I then checked the /var/log/messages system logs and found repeated memory-related error messages. After searching online, I suspected potential hardware issues. However, after consulting with the automation testing team, we concluded:

The issue was intermittent, with 2 successes and 2 failures out of 4 test cases.

All tests were executed on the same host machine and container image.

The container that hung was always the same one.

Since there were successful executions, I temporarily ruled out hardware issues.

Considering the container environment, I wondered if there were issues with the cgroup mapping to the host. From the systemctl status output, the cgroup mapping to the host directory was: CGroup: /docker/3a72b2cdc7bd9beb1c7b2abec24763046604602a38f0fcb7406d17f5d33353d2/system.slice/mysqld_11690.service.
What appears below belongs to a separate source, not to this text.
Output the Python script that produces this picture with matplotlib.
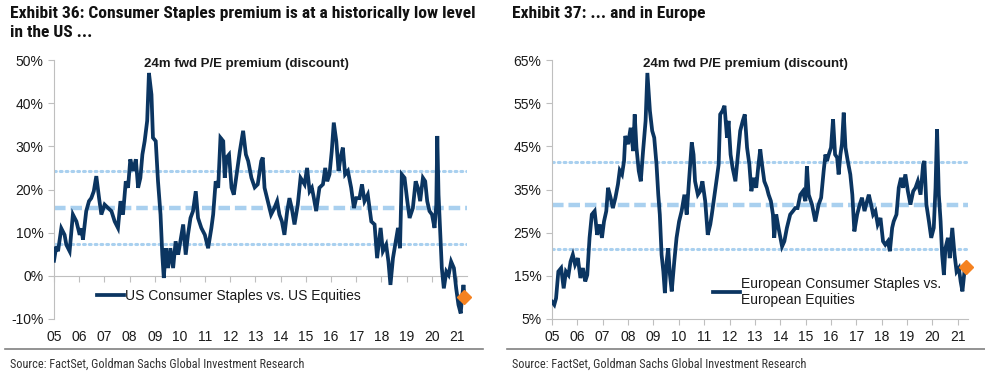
import numpy as np
import matplotlib
matplotlib.use("Agg")
import matplotlib.pyplot as plt
from matplotlib import font_manager
from matplotlib.lines import Line2D
from matplotlib.ticker import FuncFormatter

# US Consumer Staples vs. US Equities, 24m fwd P/E premium (%)
us_years = [2005.00, 2005.09, 2005.16, 2005.29, 2005.42, 2005.49, 2005.62, 2005.75, 2005.89,
            2006.02, 2006.09, 2006.15, 2006.28, 2006.39, 2006.48, 2006.58, 2006.68, 2006.79, 2006.88,
            2007.01, 2007.15, 2007.28, 2007.41, 2007.54, 2007.64, 2007.74, 2007.85, 2007.94,
            2008.03, 2008.14, 2008.25, 2008.34, 2008.43, 2008.51, 2008.60, 2008.70, 2008.77, 2008.87, 2008.93,
            2009.04, 2009.13, 2009.23, 2009.30, 2009.36, 2009.44, 2009.53, 2009.62, 2009.73, 2009.83, 2009.93,
            2010.02, 2010.13, 2010.23, 2010.32, 2010.42, 2010.52, 2010.63, 2010.72, 2010.85, 2010.99,
            2011.12, 2011.25, 2011.32, 2011.42, 2011.52, 2011.61, 2011.72, 2011.78, 2011.85, 2011.95,
            2012.05, 2012.14, 2012.25, 2012.38, 2012.51, 2012.62, 2012.71, 2012.84, 2012.97,
            2013.09, 2013.23, 2013.29, 2013.36, 2013.49, 2013.62, 2013.75, 2013.86, 2013.95,
            2014.05, 2014.15, 2014.26, 2014.35, 2014.44, 2014.55, 2014.68, 2014.79, 2014.88, 2014.95,
            2015.05, 2015.15, 2015.24, 2015.32, 2015.41, 2015.54, 2015.68, 2015.77, 2015.85, 2015.94,
            2016.03, 2016.11, 2016.21, 2016.30, 2016.38, 2016.47, 2016.56, 2016.67, 2016.80, 2016.91,
            2017.00, 2017.13, 2017.23, 2017.33, 2017.46, 2017.60, 2017.73, 2017.83, 2017.97,
            2018.06, 2018.19, 2018.28, 2018.36, 2018.46, 2018.55, 2018.66, 2018.74, 2018.81, 2018.92,
            2019.03, 2019.12, 2019.25, 2019.36, 2019.45, 2019.54, 2019.65, 2019.74, 2019.82, 2019.91,
            2020.01, 2020.11, 2020.18, 2020.22, 2020.27, 2020.35, 2020.40, 2020.48, 2020.58, 2020.67,
            2020.77, 2020.88, 2020.97, 2021.06, 2021.15, 2021.20, 2021.26, 2021.30]
us_prem = [3.5, 6.8, 5.7, 11.0, 9.5, 7.2, 5.7, 14.2, 12.6,
           9.5, 11.0, 8.4, 15.0, 17.3, 18.0, 19.6, 23.1, 18.0, 14.2,
           16.5, 15.7, 15.0, 12.6, 11.1, 17.3, 14.2, 21.9, 20.4,
           27.0, 24.3, 27.0, 20.4, 22.7, 28.1, 31.2, 35.9, 47.0, 42.0, 32.0,
           31.2, 21.9, 14.2, 4.9, -0.5, 6.4, 1.8, 6.4, 1.8, 8.0, 4.9,
           8.0, 11.9, 4.9, 9.5, 13.4, 15.0, 19.6, 13.4, 11.1, 9.5,
           6.4, 11.1, 14.2, 21.9, 20.4, 32.0, 31.2, 22.7, 27.4, 28.1,
           20.4, 18.8, 23.5, 28.9, 33.6, 28.1, 26.6, 22.7, 20.5,
           21.2, 26.6, 27.4, 20.4, 17.3, 14.2, 15.7, 17.3, 14.2,
           12.6, 9.5, 15.0, 18.0, 15.7, 11.9, 16.5, 22.7, 21.9, 21.2,
           25.0, 19.6, 20.4, 18.0, 15.0, 20.4, 21.2, 25.0, 21.9, 23.5,
           28.9, 35.5, 31.2, 24.3, 27.4, 29.7, 23.5, 24.3, 20.4, 15.7,
           18.0, 18.0, 21.2, 17.3, 18.8, 12.6, 11.9, 4.1, 11.1,
           5.7, 7.2, 3.3, -2.1, 4.1, 7.2, 11.1, 6.4, 23.5, 22.7,
           17.3, 13.4, 15.7, 21.9, 20.4, 17.3, 22.7, 21.9, 17.3, 15.0,
           14.2, 11.1, 16.5, 32.4, 18.8, 8.0, 1.8, -2.9, 1.0, 0.2,
           3.3, 1.8, -2.9, -6.7, -8.7, -5.2, -2.1, -4.8]
us_mean = 15.8
us_upper = 24.4
us_lower = 7.3

# European Consumer Staples vs. European Equities, 24m fwd P/E premium (%)
eu_years = [2005.00, 2005.09, 2005.16, 2005.25, 2005.36, 2005.46, 2005.55, 2005.65, 2005.73, 2005.82, 2005.91,
            2006.02, 2006.12, 2006.22, 2006.31, 2006.39, 2006.48, 2006.57, 2006.68, 2006.78, 2006.88, 2006.97,
            2007.05, 2007.14, 2007.21, 2007.31, 2007.40, 2007.50, 2007.60, 2007.67, 2007.76, 2007.84, 2007.89,
            2008.00, 2008.10, 2008.20, 2008.26, 2008.33, 2008.42, 2008.50, 2008.59, 2008.69, 2008.76, 2008.86, 2008.95,
            2009.03, 2009.12, 2009.19, 2009.25, 2009.32, 2009.39, 2009.45, 2009.52, 2009.58, 2009.65, 2009.72, 2009.82, 2009.91,
            2010.01, 2010.11, 2010.22, 2010.31, 2010.40, 2010.51, 2010.58, 2010.64, 2010.75, 2010.84, 2010.93,
            2011.04, 2011.14, 2011.24, 2011.30, 2011.41, 2011.50, 2011.57, 2011.63, 2011.72, 2011.80, 2011.90, 2011.96,
            2012.04, 2012.12, 2012.23, 2012.33, 2012.42, 2012.52, 2012.60, 2012.69, 2012.78, 2012.86, 2012.95,
            2013.05, 2013.14, 2013.21, 2013.28, 2013.37, 2013.47, 2013.54, 2013.63, 2013.71, 2013.76, 2013.84, 2013.93,
            2014.07, 2014.16, 2014.26, 2014.39, 2014.50, 2014.59, 2014.68, 2014.79, 2014.89, 2014.99,
            2015.05, 2015.12, 2015.25, 2015.38, 2015.51, 2015.61, 2015.71, 2015.78, 2015.84, 2015.91,
            2016.00, 2016.08, 2016.16, 2016.24, 2016.30, 2016.37, 2016.43, 2016.50, 2016.57, 2016.66, 2016.76, 2016.84, 2016.92,
            2017.03, 2017.13, 2017.22, 2017.32, 2017.42, 2017.49, 2017.58, 2017.66, 2017.75, 2017.84, 2017.95,
            2018.05, 2018.14, 2018.24, 2018.32, 2018.41, 2018.47, 2018.58, 2018.67, 2018.76, 2018.84, 2018.93,
            2019.03, 2019.13, 2019.24, 2019.33, 2019.42, 2019.53, 2019.63, 2019.68, 2019.76, 2019.86, 2019.95,
            2020.05, 2020.12, 2020.18, 2020.25, 2020.32, 2020.38, 2020.45, 2020.51, 2020.61, 2020.68, 2020.78, 2020.87, 2020.95,
            2021.04, 2021.11, 2021.18, 2021.26, 2021.32]
eu_prem = [9.0, 8.3, 9.8, 16.0, 16.8, 12.1, 16.0, 15.2, 18.3, 19.9, 17.6,
           19.1, 14.5, 16.8, 13.7, 15.2, 23.8, 29.2, 30.0, 24.5, 26.9, 23.8,
           27.6, 30.0, 35.4, 33.1, 30.7, 33.1, 36.2, 39.4, 38.5, 41.6, 47.4,
           45.5, 49.3, 43.9, 52.4, 44.7, 39.3, 36.9, 43.9, 50.9, 62.0, 53.2, 48.6,
           47.0, 40.8, 33.8, 29.2, 19.9, 16.0, 11.0, 18.3, 21.4, 15.2, 11.4, 18.3, 23.8,
           27.6, 30.0, 33.8, 29.2, 36.9, 45.9, 43.1, 36.9, 33.8, 34.6, 36.9,
           32.3, 24.5, 26.9, 29.2, 33.8, 37.7, 40.8, 52.4, 53.2, 54.4, 47.0, 50.9,
           43.1, 40.0, 36.9, 43.1, 48.6, 50.9, 52.4, 44.7, 40.8, 34.6, 37.7,
           35.4, 40.8, 44.3, 40.8, 36.9, 35.4, 33.8, 32.3, 29.2, 23.8, 29.2, 26.1,
           21.8, 23.0, 26.1, 29.2, 30.0, 30.7, 30.7, 33.8, 34.6, 32.3,
           40.4, 33.8, 31.5, 27.6, 31.5, 33.1, 39.3, 43.1, 41.6, 43.1,
           44.7, 51.3, 43.1, 42.4, 38.5, 43.1, 45.5, 52.8, 44.7, 41.6, 38.5, 33.8, 25.3,
           29.2, 31.5, 33.1, 30.0, 32.3, 33.8, 31.5, 29.2, 30.0, 26.9, 28.4,
           23.0, 22.2, 23.0, 20.7, 26.1, 27.6, 29.2, 35.4, 37.7, 35.4, 38.5,
           34.6, 31.5, 34.6, 35.4, 36.9, 33.8, 40.8, 41.6, 31.5, 27.6, 23.8,
           26.1, 35.4, 49.0, 33.8, 27.6, 19.9, 15.2, 21.4, 23.8, 19.1, 26.1, 19.9, 16.0,
           16.8, 13.7, 11.4, 16.0, 17.0]
eu_mean = 31.3
eu_upper = 41.3
eu_lower = 21.2

year_ticks = list(range(2005, 2022))
year_labels = ["%02d" % (y % 100) for y in year_ticks]

navy = "#0b3561"
light_blue = "#a9d0ef"
orange = "#f58220"
axis_grey = "#bfbfbf"
text_col = "#1a1a1a"

# narrow font for the exhibit titles if one is installed, else shrink regular sans
installed = {f.name for f in font_manager.fontManager.ttflist}
narrow = None
for cand in ["Liberation Sans Narrow", "Arial Narrow", "Roboto Condensed", "Open Sans Condensed"]:
    if cand in installed:
        narrow = cand
        break
if narrow:
    title_font, title_size, src_size = [narrow, "DejaVu Sans"], 12.6, 8.8
else:
    title_font, title_size, src_size = ["Liberation Sans", "DejaVu Sans"], 9.2, 7.4

plt.rcParams["font.family"] = ["Liberation Sans", "DejaVu Sans"]

fig = plt.figure(figsize=(9.85, 3.8), dpi=100)

panels = [
    dict(rect=[54 / 985, 1 - 319 / 380, 413 / 985, 259 / 380],
         x=us_years, y=us_prem, mean=us_mean, up=us_upper, lo=us_lower,
         ylim=(-10, 50), yticks=range(-10, 51, 10), base=0,
         label="US Consumer Staples vs. US Equities", leg=(0.105, 0.089),
         title="Exhibit 36: Consumer Staples premium is at a historically low level\nin the US ...",
         tx=10 / 985),
    dict(rect=[552 / 985, 1 - 319 / 380, 416 / 985, 259 / 380],
         x=eu_years, y=eu_prem, mean=eu_mean, up=eu_upper, lo=eu_lower,
         ylim=(5, 65), yticks=range(5, 66, 10), base=5,
         label="European Consumer Staples vs.\nEuropean Equities", leg=(0.388, 0.105),
         title="Exhibit 37: ... and in Europe",
         tx=512 / 985),
]

for p in panels:
    ax = fig.add_axes(p["rect"])
    ax.axhline(p["up"], color=light_blue, lw=2.2, ls=(0, (0.6, 1.3)), dash_capstyle="round", zorder=1)
    ax.axhline(p["lo"], color=light_blue, lw=2.2, ls=(0, (0.6, 1.3)), dash_capstyle="round", zorder=1)
    ax.axhline(p["mean"], color=light_blue, lw=3.2, ls=(0, (2.6, 1.1)), zorder=1)
    ax.plot(p["x"], p["y"], color=navy, lw=2.7, solid_joinstyle="miter", zorder=3,
            label=p["label"])
    ax.plot(p["x"][-1], p["y"][-1], marker="D", color=orange, ms=7, zorder=4, ls="none",
            clip_on=False)

    ax.set_xlim(2005, 2021.4)
    ax.set_ylim(*p["ylim"])
    ax.set_yticks(list(p["yticks"]))
    ax.yaxis.set_major_formatter(FuncFormatter(lambda v, pos: "%d%%" % v))
    ax.set_xticks(year_ticks)
    ax.set_xticklabels([])
    for s in ["top", "right"]:
        ax.spines[s].set_visible(False)
    ax.spines["left"].set_color(axis_grey)
    ax.spines["bottom"].set_color(axis_grey)
    ax.spines["bottom"].set_position(("data", p["base"]))
    ax.tick_params(axis="both", colors=axis_grey, length=4, width=0.8, labelcolor=text_col,
                   labelsize=10)

    sec = ax.secondary_xaxis(0)
    sec.set_xticks(year_ticks)
    sec.set_xticklabels(year_labels)
    sec.tick_params(length=0, labelsize=10, labelcolor=text_col, pad=8)
    sec.spines["bottom"].set_visible(False)

    ax.text(0.466, 0.985, "24m fwd P/E premium (discount)", transform=ax.transAxes,
            ha="center", va="center", fontsize=9.5, fontweight="bold", color=text_col)
    ax.legend(loc="center left", bbox_to_anchor=p["leg"], frameon=False, fontsize=10,
              handlelength=1.95, handletextpad=0.05, borderpad=0, borderaxespad=0,
              labelcolor=text_col)

    fig.text(p["tx"], 1 - 6 / 380, p["title"], ha="left", va="top", fontsize=title_size,
             fontweight="bold", family=title_font, color="#111111", linespacing=1.35)
    x0 = p["tx"] - 5 / 985
    fig.add_artist(Line2D([x0, x0 + 478 / 985], [1 - 349 / 380] * 2, color="#808080", lw=1.2))
    fig.text(p["tx"], 1 - 364 / 380, "Source: FactSet, Goldman Sachs Global Investment Research",
             ha="left", va="center", fontsize=src_size, family=title_font, color="#333333")

fig.savefig("out.png", dpi=100)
I checked the read/write permissions of the parent folder system.slice and found no abnormalities. I temporarily ruled out cgroup mapping issues (as other systemd services on the host were using the same cgroup without problems).

I attempted to use pstack to trace where systemd was hanging. The PID of the systemctl start command was 3048143:

sh-4.4# pstack 3048143
#0  0x00007fdfaef33ade in ppoll () from /lib64/libc.so.6
#1  0x00007fdfaf7768ee in bus_poll () from /usr/lib/systemd/libsystemd-shared-239.so
#2  0x00007fdfaf6a8f3d in bus_wait_for_jobs () from /usr/lib/systemd/libsystemd-shared-239.so
#3  0x000055b4c2d59b2e in start_unit ()
#4  0x00007fdfaf7457e3 in dispatch_verb () from /usr/lib/systemd/libsystemd-shared-239.so
#5  0x000055b4c2d4c2b4 in main ()

‍

The start_unit function seemed suspicious, but it was part of the executable file used to start systemd units, which provided little help.

Based on the available clues, I deduced:

The existence of the mysqld.pid file indicated that a mysqld process with PID 31036 was indeed started.

The process was terminated by the automation test case using kill -9.

systemd obtained a MAIN PID that had already been terminated, and the post-start shell script failed, causing the fork process to fail.

By reviewing the systemd startup workflow, I concluded that the MySQL instance was likely terminated unexpectedly after the mysqld.pid file was generated.

5 Reproduction Method

With no further leads, I decided to attempt to reproduce the issue based on my deductions.

5.1 Adjust the systemd MySQL Service Template

Edit the template file /etc/systemd/system/mysqld_11690.service to include a sleep 10 command after starting mysqld, creating a time window to simulate killing the instance process.

5.2 Reload Configuration

Execute systemctl daemon-reload to apply the changes.

5.3 Reproduce the Scenario

[SSH Session A] Prepare a new container, configure it, and run sudo -S systemctl start mysqld_11690.service to start a mysqld process. The session will hang due to the sleep command.

[SSH Session B] In another session, once the start command hangs, check the mysqld.pid file and immediately execute sudo -S kill -9 $(cat /opt/mysql/data/11690/mysqld.pid) once the file is created.

Observe the systemctl status, which should match the expected behavior.

6 Resolution Method

First, terminate the hanging systemctl start command and execute systemctl stop mysqld_11690.service to allow systemd to actively terminate the zombie process. Although the stop command may report an error, it does not affect the process.

After the stop command completes, restart the service using start, and it should return to normal operation.

‍